What would happen if I flew through a gravitational wave?
Hi, Im a huge fan of your show. I have a question. If two blackholes collide and there is a ripple of time in space, what would happen if you flew through it? And what other situations can change time itself?
We put this to astronomer Matt Middleton from the University of Cambridge...
Chris - Now this happens on Star Trek a lot, so I'm really interested to hear the answer to this.
Matt - What?
Chris - People flying through a.
Matt - ...gravitational wave?
Chris - Well, an anomaly in the space-time continuum?
Matt - OK.
Chris - It happens a lot and Jean-Luc Picard's hand went all funny in a fruit dish once and I always wondered how one would argue that from a physics point of view.
Kat - I think we've identified the Trekkies in the room!
Mat - Singular, singular!

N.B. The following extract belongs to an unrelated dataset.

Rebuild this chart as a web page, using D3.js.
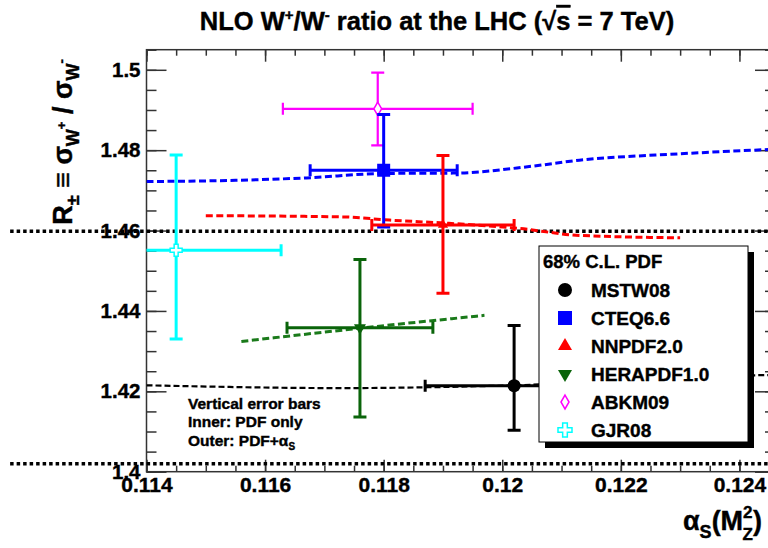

OK, so obviously a very pertinent question given that LIGO has directly detected gravitational waves...
Chris - LIGO?
Matt - LIGO is the Laser Interferometer Gravitational Wave Observatory, and they detected gravitational waves for the first time, and these are formed when black holes merge. They can be formed in other ways too but that's what's been discovered from LIGO. So these waves, they propagate outwards and they're crashing through us all the time. Right now, gravitational waves are going through us. We don't feel them because the...
Chris - I don't know, I went to the curry house last night and I've had gravitational waves afterwards!
Matt - Oh that's beautiful - what a lovely image! The strength of gravitational waves falls away inversely with distance and, because these things are astrophysical in origin, the gravitational that cross us are infact very very weak. And in fact, LIGO had to detect the Sun moving by the width of human hair. That's how accurately they had to do their measurements. That's absolutely phenomenal!
What essentially happened though is that if you add two particles together and a gravitational wave goes through them, they'd be pulled apart and compressed at the frequency of that wave. It would be like a tidal force when the moon goes round the earth, so pulls and pushes, stuff like that. So in terms of time though, the effect is extremely minimal.
Chris - But does it actually do anything different to your body? Does that mean, literally, parts of your body are experiencing time slightly differently as the wave goes through you?
Matt - Time... probably not. The time dilation effects are going to be extremely minimal but in a physical way you would feel a tug. It would be like a tidal force so as if you were.
Chris - But a very small one?
Matt - Very, very small for us. If you got very close to the black hole, then there would be a huge tidal force but then your days about to get much, much worse! I don't know if that was on Star Trek? And then you are in a seriously different realm of time dilation effects.